The orchestrator’s primary responsibility is to update a specific DynamoDB item (e.g., `active_region`) to reflect the current operational region. Applications and load balancers will then consult this item to direct traffic.

Traffic Management and DNS/Load Balancer Configuration

Directing traffic to the active region is the final piece. This can be achieved in several ways:

Option 1: DigitalOcean Load Balancers with API Control

Configure DigitalOcean Load Balancers in each region. The failover orchestrator, using the DigitalOcean API, would update the target Droplets for the *global* load balancer (or a DNS A record pointing to it) to point to the active region’s load balancer IP. Alternatively, if using regional load balancers, the orchestrator would update the Droplet targets of the *active* region’s load balancer.

Option 2: DNS-Based Failover (e.g., Cloudflare, AWS Route 53)

Use a global DNS provider with health checking capabilities. The DNS records for your application’s domain would point to the IP addresses of the load balancers in each region. The DNS provider’s health checks would monitor the load balancers. When a primary region fails, the DNS provider automatically updates the A/CNAME records to point to the secondary region’s load balancer. This is often simpler to manage than direct API control of DO Load Balancers for global traffic.

Example: Updating DNS via API (Conceptual)

# This is a placeholder for interacting with a DNS provider's API (e.g., Cloudflare)
# You would need to install the provider's SDK and authenticate.

def update_dns_record(record_id, new_ip_address):
    # Example using a hypothetical DNS API client
    # dns_client = CloudflareClient(api_key="YOUR_API_KEY")
    # success = dns_client.update_record(record_id, "A", new_ip_address)
    logging.info(f"Simulating DNS update: Record {record_id} to IP {new_ip_address}")
    # return success
    pass # Replace with actual API call

# In the perform_failover function, after updating DynamoDB:
# active_region_ip = get_load_balancer_ip(to_region) # Function to get DO LB IP for a region
# record_id_to_update = "YOUR_DNS_RECORD_ID"
# if update_dns_record(record_id_to_update, active_region_ip):
#     logging.info("DNS record updated successfully.")
# else:
#     logging.error("Failed to update DNS record.")
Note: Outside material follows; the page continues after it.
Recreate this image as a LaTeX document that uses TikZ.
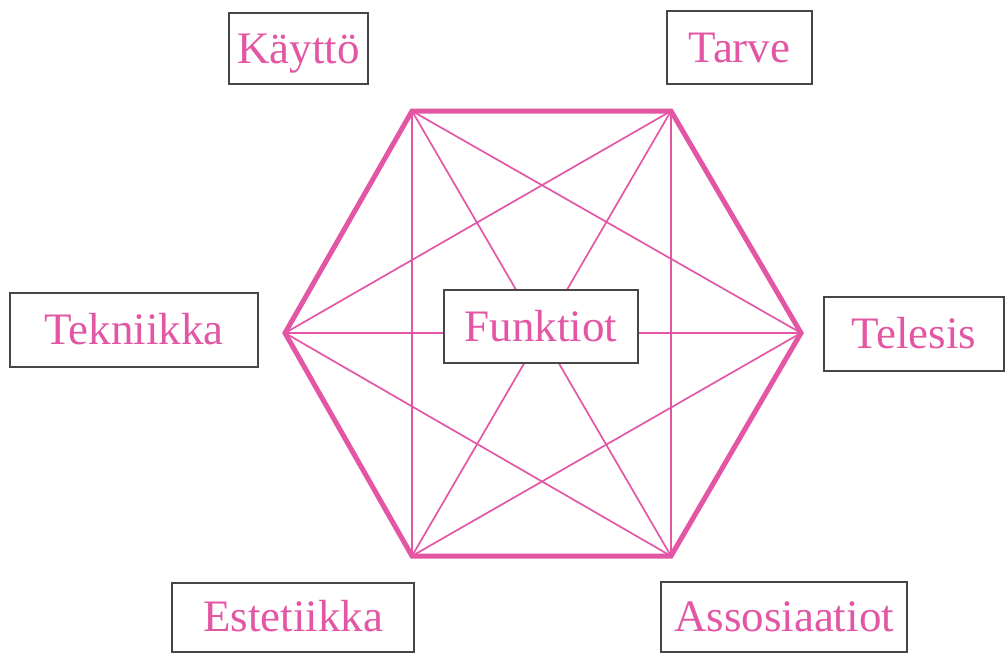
\documentclass[tikz,border=0pt]{standalone}
\usepackage{fontspec}
\setmainfont{Liberation Serif}
\definecolor{rosa}{RGB}{226,86,164}
\definecolor{rand}{RGB}{70,70,70}
\begin{document}
\begin{tikzpicture}[x=1pt,y=-1pt,
	labelbox/.style={ draw=rand, line width=2pt, fill=white, text=rosa, inner sep=0pt, text height=38pt, text depth=9pt, font=\fontsize{45}{50}\selectfont },
	edge/.style={ rosa, line width=5pt, line join=miter },
	diag/.style={ rosa, line width=1.7pt }
]
\useasboundingbox (0,0) rectangle (1006,653);

\coordinate (h1) at (412,111);
\coordinate (h2) at (671,111);
\coordinate (h3) at (801,333);
\coordinate (h4) at (671,556);
\coordinate (h5) at (412,556);
\coordinate (h6) at (285,333);

% all the thin lines
\foreach \i/\j in {1/3,1/4,1/5,2/4,2/5,2/6,3/5,3/6,4/6}
	\draw[diag] (h\i) -- (h\j);

\draw[edge] (h1) -- (h2) -- (h3) -- (h4) -- (h5) -- (h6) -- cycle;

\node at (541,326.5) (funk) [labelbox,minimum width=194pt,minimum height=73pt] {Funktiot};

\node at (298.5,48.5) (kay) [labelbox,minimum width=139pt,minimum height=71pt] {Käyttö};
\node at (739.5,47.5) (tar) [labelbox,minimum width=145pt,minimum height=73pt] {Tarve};
\node at (134,330) (tek) [labelbox,minimum width=248pt,minimum height=74pt] {Tekniikka};
\node at (914,334) (tel) [labelbox,minimum width=180pt,minimum height=74pt] {Telesis};
\node at (293,617) (est) [labelbox,minimum width=242pt,minimum height=69pt] {Estetiikka};
\node at (784,617) (ass) [labelbox,minimum width=246pt,minimum height=70pt] {Assosiaatiot};

\end{tikzpicture}
\end{document}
The orchestrator needs to know the IP addresses of the DigitalOcean Load Balancers in each region. These can be fetched via the DigitalOcean API or hardcoded if they are static.
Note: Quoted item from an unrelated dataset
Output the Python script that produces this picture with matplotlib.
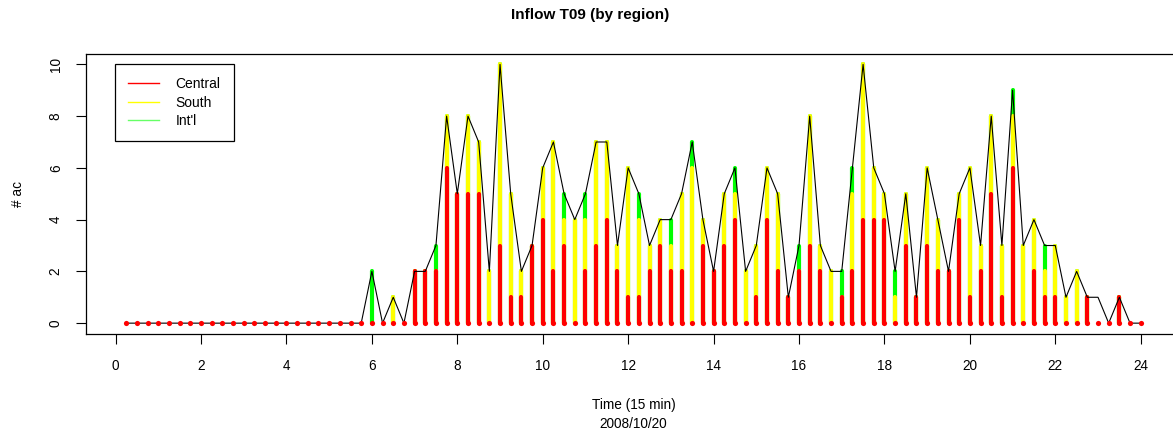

Considerations and Enhancements

Idempotency: Ensure all failover actions are idempotent. Running the failover script multiple times should not cause unintended side effects.
Rollback Strategy: Define a clear process for rolling back to the primary region once it recovers. This might involve a manual trigger or an automated check.
Testing: Rigorously test the failover process. Simulate Droplet failures, network partitions, and region-level outages.
Monitoring and Alerting: Implement comprehensive monitoring for the health check scripts, the orchestrator, and the DynamoDB health status itself. Set up alerts for any failures in the failover mechanism.
Data Consistency: While DynamoDB Global Tables handle replication, be mindful of potential replication lag during extreme network conditions. Design your application to tolerate eventual consistency.
Stateful Applications: If your C++ application is stateful, ensure that state is either replicated or can be gracefully migrated. DynamoDB can be used for this, but it requires careful design.
Security: Secure API keys and credentials used for DigitalOcean and AWS. Use IAM roles and DigitalOcean API tokens with least privilege.

Conclusion

Architecting an automated failover system requires careful planning and integration of multiple components. By leveraging DynamoDB Global Tables for state and coordination, DigitalOcean for compute, and a robust health checking and orchestration layer, you can build a highly resilient system capable of withstanding significant infrastructure disruptions. The key is to automate the detection of failures and the execution of recovery procedures, minimizing manual intervention and downtime.